AIM: Retype exactly the lines from the first one through the line with "anchor=base west] (qword)", including both ends; skip any pictures.

━━ MATERIAL

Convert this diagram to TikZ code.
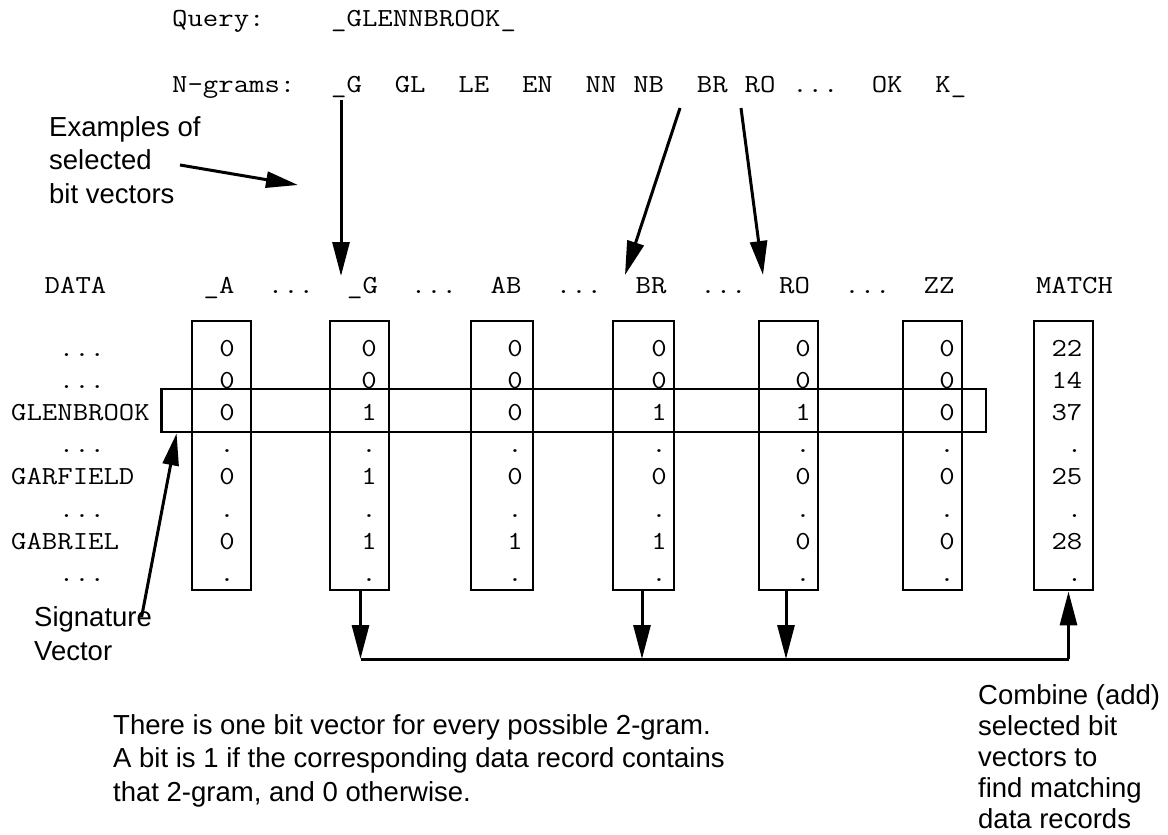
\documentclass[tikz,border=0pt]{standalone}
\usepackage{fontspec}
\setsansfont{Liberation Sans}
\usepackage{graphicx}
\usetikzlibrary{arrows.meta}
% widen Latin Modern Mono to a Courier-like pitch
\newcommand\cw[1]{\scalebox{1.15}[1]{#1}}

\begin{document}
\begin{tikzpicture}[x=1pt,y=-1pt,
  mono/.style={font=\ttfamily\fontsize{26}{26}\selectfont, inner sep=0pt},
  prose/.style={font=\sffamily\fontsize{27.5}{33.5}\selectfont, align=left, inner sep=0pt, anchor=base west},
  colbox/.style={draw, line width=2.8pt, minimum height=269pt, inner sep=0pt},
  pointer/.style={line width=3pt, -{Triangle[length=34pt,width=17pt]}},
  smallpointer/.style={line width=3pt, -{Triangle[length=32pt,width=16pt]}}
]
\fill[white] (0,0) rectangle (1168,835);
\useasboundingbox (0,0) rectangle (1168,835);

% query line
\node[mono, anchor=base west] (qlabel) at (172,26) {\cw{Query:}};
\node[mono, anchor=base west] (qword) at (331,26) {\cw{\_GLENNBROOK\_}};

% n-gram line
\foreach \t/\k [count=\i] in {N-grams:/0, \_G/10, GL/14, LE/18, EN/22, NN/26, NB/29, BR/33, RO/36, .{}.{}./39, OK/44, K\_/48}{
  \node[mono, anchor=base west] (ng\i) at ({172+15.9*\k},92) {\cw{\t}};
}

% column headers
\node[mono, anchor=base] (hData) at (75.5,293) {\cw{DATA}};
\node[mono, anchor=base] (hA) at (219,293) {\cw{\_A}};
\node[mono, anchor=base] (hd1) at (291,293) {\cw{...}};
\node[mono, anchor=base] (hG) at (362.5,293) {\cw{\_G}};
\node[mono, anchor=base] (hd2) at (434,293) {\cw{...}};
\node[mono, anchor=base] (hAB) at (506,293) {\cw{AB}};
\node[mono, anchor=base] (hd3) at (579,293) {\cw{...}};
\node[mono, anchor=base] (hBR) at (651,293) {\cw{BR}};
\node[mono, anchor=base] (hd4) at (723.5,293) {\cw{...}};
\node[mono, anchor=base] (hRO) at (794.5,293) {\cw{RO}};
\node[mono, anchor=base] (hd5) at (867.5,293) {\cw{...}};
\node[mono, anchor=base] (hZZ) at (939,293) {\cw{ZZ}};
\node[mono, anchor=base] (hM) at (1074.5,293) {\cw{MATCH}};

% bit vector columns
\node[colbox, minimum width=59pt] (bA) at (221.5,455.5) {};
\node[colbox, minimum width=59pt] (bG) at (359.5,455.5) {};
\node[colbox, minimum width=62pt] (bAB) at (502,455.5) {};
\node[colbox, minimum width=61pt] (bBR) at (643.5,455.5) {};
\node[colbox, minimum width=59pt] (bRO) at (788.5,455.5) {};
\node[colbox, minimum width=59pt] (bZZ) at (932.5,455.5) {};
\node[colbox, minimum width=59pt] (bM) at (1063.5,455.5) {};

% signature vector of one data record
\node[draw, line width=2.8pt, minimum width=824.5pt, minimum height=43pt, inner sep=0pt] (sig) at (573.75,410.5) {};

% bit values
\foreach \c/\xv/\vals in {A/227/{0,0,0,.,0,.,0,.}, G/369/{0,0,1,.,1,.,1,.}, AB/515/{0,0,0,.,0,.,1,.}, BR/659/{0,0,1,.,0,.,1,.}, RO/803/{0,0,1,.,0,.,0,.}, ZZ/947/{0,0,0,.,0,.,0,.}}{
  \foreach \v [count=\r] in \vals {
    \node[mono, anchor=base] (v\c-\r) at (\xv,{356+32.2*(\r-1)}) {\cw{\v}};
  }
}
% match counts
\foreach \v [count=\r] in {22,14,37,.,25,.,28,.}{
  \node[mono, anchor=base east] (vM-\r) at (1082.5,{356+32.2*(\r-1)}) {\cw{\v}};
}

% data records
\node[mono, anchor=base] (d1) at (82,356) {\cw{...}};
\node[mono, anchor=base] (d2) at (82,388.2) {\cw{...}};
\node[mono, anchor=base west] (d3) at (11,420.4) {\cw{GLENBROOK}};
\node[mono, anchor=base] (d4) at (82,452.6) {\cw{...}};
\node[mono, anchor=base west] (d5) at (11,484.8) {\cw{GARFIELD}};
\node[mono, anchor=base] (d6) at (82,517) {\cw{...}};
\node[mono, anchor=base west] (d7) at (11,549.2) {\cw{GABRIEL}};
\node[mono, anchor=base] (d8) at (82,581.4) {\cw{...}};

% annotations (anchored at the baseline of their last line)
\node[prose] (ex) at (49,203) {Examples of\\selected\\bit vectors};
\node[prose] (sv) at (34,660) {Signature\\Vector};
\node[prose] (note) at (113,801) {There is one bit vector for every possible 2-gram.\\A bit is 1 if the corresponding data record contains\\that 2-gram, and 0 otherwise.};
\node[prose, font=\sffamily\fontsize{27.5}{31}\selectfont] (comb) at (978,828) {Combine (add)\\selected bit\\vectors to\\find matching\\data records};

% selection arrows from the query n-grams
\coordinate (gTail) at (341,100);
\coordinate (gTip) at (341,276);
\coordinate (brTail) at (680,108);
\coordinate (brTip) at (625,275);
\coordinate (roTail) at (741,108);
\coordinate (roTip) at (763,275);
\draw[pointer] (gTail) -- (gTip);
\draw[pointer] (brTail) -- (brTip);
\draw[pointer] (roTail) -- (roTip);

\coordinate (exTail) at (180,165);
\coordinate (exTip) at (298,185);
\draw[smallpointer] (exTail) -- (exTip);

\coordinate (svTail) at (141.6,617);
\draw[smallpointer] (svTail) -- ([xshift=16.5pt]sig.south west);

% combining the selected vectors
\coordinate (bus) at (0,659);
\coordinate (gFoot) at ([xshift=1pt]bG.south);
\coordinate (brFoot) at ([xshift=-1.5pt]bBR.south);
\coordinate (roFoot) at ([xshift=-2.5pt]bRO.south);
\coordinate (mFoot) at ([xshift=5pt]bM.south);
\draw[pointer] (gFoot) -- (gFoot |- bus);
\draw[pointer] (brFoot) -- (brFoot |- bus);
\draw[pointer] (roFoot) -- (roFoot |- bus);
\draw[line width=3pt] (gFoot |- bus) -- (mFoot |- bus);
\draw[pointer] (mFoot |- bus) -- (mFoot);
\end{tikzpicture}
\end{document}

━━━━

TASK OUTPUT:
Convert this diagram to TikZ code.
\documentclass[tikz,border=0pt]{standalone}
\usepackage{fontspec}
\setsansfont{Liberation Sans}
\usepackage{graphicx}
\usetikzlibrary{arrows.meta}
% widen Latin Modern Mono to a Courier-like pitch
\newcommand\cw[1]{\scalebox{1.15}[1]{#1}}

\begin{document}
\begin{tikzpicture}[x=1pt,y=-1pt,
  mono/.style={font=\ttfamily\fontsize{26}{26}\selectfont, inner sep=0pt},
  prose/.style={font=\sffamily\fontsize{27.5}{33.5}\selectfont, align=left, inner sep=0pt, anchor=base west},
  colbox/.style={draw, line width=2.8pt, minimum height=269pt, inner sep=0pt},
  pointer/.style={line width=3pt, -{Triangle[length=34pt,width=17pt]}},
  smallpointer/.style={line width=3pt, -{Triangle[length=32pt,width=16pt]}}
]
\fill[white] (0,0) rectangle (1168,835);
\useasboundingbox (0,0) rectangle (1168,835);

% query line
\node[mono, anchor=base west] (qlabel) at (172,26) {\cw{Query:}};
\node[mono, anchor=base west] (qword) at (331,26) {\cw{\_GLENNBROOK\_}};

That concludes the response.